-- START --

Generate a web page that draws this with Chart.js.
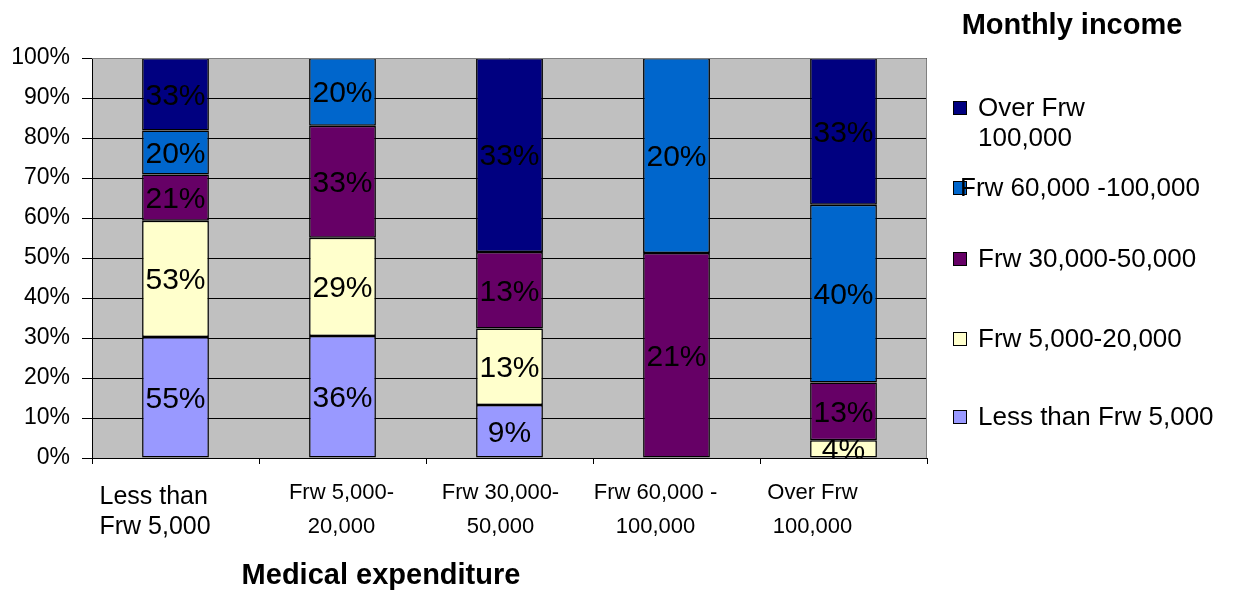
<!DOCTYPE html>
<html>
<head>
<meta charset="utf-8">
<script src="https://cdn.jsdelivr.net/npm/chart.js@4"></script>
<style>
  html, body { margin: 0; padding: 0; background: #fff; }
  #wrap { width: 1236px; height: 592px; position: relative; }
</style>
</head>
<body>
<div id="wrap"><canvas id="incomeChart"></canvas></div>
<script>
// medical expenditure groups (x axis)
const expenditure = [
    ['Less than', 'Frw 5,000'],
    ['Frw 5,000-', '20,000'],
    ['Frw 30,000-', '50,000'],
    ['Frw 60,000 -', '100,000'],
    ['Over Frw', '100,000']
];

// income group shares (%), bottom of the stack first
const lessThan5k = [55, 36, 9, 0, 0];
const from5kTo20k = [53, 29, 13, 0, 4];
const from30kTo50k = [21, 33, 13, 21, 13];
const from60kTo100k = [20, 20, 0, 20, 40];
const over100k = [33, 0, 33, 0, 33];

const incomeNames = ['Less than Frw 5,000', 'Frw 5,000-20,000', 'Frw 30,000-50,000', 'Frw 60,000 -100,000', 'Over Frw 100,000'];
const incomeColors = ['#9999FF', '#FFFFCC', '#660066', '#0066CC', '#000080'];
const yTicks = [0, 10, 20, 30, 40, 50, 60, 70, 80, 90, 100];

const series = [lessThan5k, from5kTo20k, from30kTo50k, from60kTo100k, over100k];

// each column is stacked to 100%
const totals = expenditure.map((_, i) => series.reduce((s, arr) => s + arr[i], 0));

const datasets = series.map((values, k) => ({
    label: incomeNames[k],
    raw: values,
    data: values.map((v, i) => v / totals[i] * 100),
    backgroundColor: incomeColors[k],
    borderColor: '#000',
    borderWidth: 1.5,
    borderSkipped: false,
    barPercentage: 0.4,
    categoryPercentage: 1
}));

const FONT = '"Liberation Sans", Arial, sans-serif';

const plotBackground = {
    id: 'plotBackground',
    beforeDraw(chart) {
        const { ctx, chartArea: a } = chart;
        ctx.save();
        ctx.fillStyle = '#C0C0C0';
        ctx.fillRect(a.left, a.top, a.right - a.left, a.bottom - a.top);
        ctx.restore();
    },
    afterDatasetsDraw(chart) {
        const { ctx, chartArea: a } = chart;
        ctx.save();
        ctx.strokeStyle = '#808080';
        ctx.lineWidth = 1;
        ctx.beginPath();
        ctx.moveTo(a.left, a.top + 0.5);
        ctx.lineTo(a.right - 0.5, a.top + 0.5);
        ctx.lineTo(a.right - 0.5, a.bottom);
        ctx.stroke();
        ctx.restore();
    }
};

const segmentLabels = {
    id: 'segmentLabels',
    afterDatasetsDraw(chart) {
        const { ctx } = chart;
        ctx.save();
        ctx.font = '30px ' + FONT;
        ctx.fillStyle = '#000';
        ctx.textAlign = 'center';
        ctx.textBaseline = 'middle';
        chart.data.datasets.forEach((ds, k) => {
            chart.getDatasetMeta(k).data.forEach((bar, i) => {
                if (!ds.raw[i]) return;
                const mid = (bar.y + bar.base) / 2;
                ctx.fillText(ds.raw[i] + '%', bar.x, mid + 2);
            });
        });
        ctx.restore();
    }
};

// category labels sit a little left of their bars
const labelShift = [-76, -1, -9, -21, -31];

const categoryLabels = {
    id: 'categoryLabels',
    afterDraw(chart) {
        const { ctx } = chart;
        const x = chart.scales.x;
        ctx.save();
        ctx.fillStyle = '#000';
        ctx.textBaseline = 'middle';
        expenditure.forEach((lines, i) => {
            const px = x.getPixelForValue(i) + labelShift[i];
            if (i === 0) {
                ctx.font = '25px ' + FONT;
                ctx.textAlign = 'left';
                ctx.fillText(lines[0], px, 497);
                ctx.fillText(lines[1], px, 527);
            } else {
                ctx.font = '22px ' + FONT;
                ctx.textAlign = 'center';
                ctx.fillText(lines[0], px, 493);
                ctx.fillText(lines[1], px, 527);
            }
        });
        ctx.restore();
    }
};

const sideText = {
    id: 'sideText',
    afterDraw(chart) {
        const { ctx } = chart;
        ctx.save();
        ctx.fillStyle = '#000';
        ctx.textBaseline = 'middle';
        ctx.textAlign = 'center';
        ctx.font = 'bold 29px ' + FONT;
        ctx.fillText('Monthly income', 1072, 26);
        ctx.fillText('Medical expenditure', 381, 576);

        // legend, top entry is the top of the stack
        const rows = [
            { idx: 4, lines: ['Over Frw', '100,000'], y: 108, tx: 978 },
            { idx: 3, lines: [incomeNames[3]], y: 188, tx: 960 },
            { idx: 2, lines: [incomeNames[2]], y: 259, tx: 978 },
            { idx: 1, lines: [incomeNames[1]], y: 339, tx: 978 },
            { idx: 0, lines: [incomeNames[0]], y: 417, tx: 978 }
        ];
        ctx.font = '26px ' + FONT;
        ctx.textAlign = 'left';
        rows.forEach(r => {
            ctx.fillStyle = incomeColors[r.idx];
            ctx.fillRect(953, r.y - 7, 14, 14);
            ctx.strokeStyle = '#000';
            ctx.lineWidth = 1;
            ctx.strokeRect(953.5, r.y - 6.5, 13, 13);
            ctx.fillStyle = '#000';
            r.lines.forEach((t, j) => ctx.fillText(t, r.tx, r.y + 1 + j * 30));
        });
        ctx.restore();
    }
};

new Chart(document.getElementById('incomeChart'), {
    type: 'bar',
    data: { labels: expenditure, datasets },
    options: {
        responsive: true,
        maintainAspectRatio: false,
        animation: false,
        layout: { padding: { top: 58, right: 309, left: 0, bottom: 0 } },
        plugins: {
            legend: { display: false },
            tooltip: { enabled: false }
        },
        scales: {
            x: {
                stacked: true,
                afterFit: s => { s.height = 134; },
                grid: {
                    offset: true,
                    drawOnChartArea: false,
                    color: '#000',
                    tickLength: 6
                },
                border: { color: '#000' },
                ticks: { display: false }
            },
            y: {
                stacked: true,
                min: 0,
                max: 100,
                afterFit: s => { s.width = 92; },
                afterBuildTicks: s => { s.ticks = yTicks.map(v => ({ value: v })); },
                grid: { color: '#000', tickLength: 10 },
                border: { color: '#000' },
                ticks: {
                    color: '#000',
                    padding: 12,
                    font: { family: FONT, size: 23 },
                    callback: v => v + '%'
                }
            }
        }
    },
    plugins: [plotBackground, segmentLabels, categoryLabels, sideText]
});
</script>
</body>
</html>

-- END --

◆ **WHAT THIS TASK INVOLVES**
Pictures in the data above should not be copied; transcribe everything else exactly.

◆ **OUTPUT FOR THIS EXERCISE**
Generate a web page that draws this with Chart.js.
<!DOCTYPE html>
<html>
<head>
<meta charset="utf-8">
<script src="https://cdn.jsdelivr.net/npm/chart.js@4"></script>
<style>
  html, body { margin: 0; padding: 0; background: #fff; }
  #wrap { width: 1236px; height: 592px; position: relative; }
</style>
</head>
<body>
<div id="wrap"><canvas id="incomeChart"></canvas></div>
<script>
// medical expenditure groups (x axis)
const expenditure = [
    ['Less than', 'Frw 5,000'],
    ['Frw 5,000-', '20,000'],
    ['Frw 30,000-', '50,000'],
    ['Frw 60,000 -', '100,000'],
    ['Over Frw', '100,000']
];

// income group shares (%), bottom of the stack first
const lessThan5k = [55, 36, 9, 0, 0];
const from5kTo20k = [53, 29, 13, 0, 4];
const from30kTo50k = [21, 33, 13, 21, 13];
const from60kTo100k = [20, 20, 0, 20, 40];
const over100k = [33, 0, 33, 0, 33];

const incomeNames = ['Less than Frw 5,000', 'Frw 5,000-20,000', 'Frw 30,000-50,000', 'Frw 60,000 -100,000', 'Over Frw 100,000'];
const incomeColors = ['#9999FF', '#FFFFCC', '#660066', '#0066CC', '#000080'];
const yTicks = [0, 10, 20, 30, 40, 50, 60, 70, 80, 90, 100];

const series = [lessThan5k, from5kTo20k, from30kTo50k, from60kTo100k, over100k];

// each column is stacked to 100%
const totals = expenditure.map((_, i) => series.reduce((s, arr) => s + arr[i], 0));

const datasets = series.map((values, k) => ({
    label: incomeNames[k],
    raw: values,
    data: values.map((v, i) => v / totals[i] * 100),
    backgroundColor: incomeColors[k],
    borderColor: '#000',
    borderWidth: 1.5,
    borderSkipped: false,
    barPercentage: 0.4,
    categoryPercentage: 1
}));

const FONT = '"Liberation Sans", Arial, sans-serif';

const plotBackground = {
    id: 'plotBackground',
    beforeDraw(chart) {
        const { ctx, chartArea: a } = chart;
        ctx.save();
        ctx.fillStyle = '#C0C0C0';
        ctx.fillRect(a.left, a.top, a.right - a.left, a.bottom - a.top);
        ctx.restore();
    },
    afterDatasetsDraw(chart) {
        const { ctx, chartArea: a } = chart;
        ctx.save();
        ctx.strokeStyle = '#808080';
        ctx.lineWidth = 1;
        ctx.beginPath();
        ctx.moveTo(a.left, a.top + 0.5);
        ctx.lineTo(a.right - 0.5, a.top + 0.5);
        ctx.lineTo(a.right - 0.5, a.bottom);
        ctx.stroke();
        ctx.restore();
    }
};

const segmentLabels = {
    id: 'segmentLabels',
    afterDatasetsDraw(chart) {
        const { ctx } = chart;
        ctx.save();
        ctx.font = '30px ' + FONT;
        ctx.fillStyle = '#000';
        ctx.textAlign = 'center';
        ctx.textBaseline = 'middle';
        chart.data.datasets.forEach((ds, k) => {
            chart.getDatasetMeta(k).data.forEach((bar, i) => {
                if (!ds.raw[i]) return;
                const mid = (bar.y + bar.base) / 2;
                ctx.fillText(ds.raw[i] + '%', bar.x, mid + 2);
            });
        });
        ctx.restore();
    }
};

// category labels sit a little left of their bars
const labelShift = [-76, -1, -9, -21, -31];

const categoryLabels = {
    id: 'categoryLabels',
    afterDraw(chart) {
        const { ctx } = chart;
        const x = chart.scales.x;
        ctx.save();
        ctx.fillStyle = '#000';
        ctx.textBaseline = 'middle';
        expenditure.forEach((lines, i) => {
            const px = x.getPixelForValue(i) + labelShift[i];
            if (i === 0) {
                ctx.font = '25px ' + FONT;
                ctx.textAlign = 'left';
                ctx.fillText(lines[0], px, 497);
                ctx.fillText(lines[1], px, 527);
            } else {
                ctx.font = '22px ' + FONT;
                ctx.textAlign = 'center';
                ctx.fillText(lines[0], px, 493);
                ctx.fillText(lines[1], px, 527);
            }
        });
        ctx.restore();
    }
};

const sideText = {
    id: 'sideText',
    afterDraw(chart) {
        const { ctx } = chart;
        ctx.save();
        ctx.fillStyle = '#000';
        ctx.textBaseline = 'middle';
        ctx.textAlign = 'center';
        ctx.font = 'bold 29px ' + FONT;
        ctx.fillText('Monthly income', 1072, 26);
        ctx.fillText('Medical expenditure', 381, 576);

        // legend, top entry is the top of the stack
        const rows = [
            { idx: 4, lines: ['Over Frw', '100,000'], y: 108, tx: 978 },
            { idx: 3, lines: [incomeNames[3]], y: 188, tx: 960 },
            { idx: 2, lines: [incomeNames[2]], y: 259, tx: 978 },
            { idx: 1, lines: [incomeNames[1]], y: 339, tx: 978 },
            { idx: 0, lines: [incomeNames[0]], y: 417, tx: 978 }
        ];
        ctx.font = '26px ' + FONT;
        ctx.textAlign = 'left';
        rows.forEach(r => {
            ctx.fillStyle = incomeColors[r.idx];
            ctx.fillRect(953, r.y - 7, 14, 14);
            ctx.strokeStyle = '#000';
            ctx.lineWidth = 1;
            ctx.strokeRect(953.5, r.y - 6.5, 13, 13);
            ctx.fillStyle = '#000';
            r.lines.forEach((t, j) => ctx.fillText(t, r.tx, r.y + 1 + j * 30));
        });
        ctx.restore();
    }
};

new Chart(document.getElementById('incomeChart'), {
    type: 'bar',
    data: { labels: expenditure, datasets },
    options: {
        responsive: true,
        maintainAspectRatio: false,
        animation: false,
        layout: { padding: { top: 58, right: 309, left: 0, bottom: 0 } },
        plugins: {
            legend: { display: false },
            tooltip: { enabled: false }
        },
        scales: {
            x: {
                stacked: true,
                afterFit: s => { s.height = 134; },
                grid: {
                    offset: true,
                    drawOnChartArea: false,
                    color: '#000',
                    tickLength: 6
                },
                border: { color: '#000' },
                ticks: { display: false }
            },
            y: {
                stacked: true,
                min: 0,
                max: 100,
                afterFit: s => { s.width = 92; },
                afterBuildTicks: s => { s.ticks = yTicks.map(v => ({ value: v })); },
                grid: { color: '#000', tickLength: 10 },
                border: { color: '#000' },
                ticks: {
                    color: '#000',
                    padding: 12,
                    font: { family: FONT, size: 23 },
                    callback: v => v + '%'
                }
            }
        }
    },
    plugins: [plotBackground, segmentLabels, categoryLabels, sideText]
});
</script>
</body>
</html>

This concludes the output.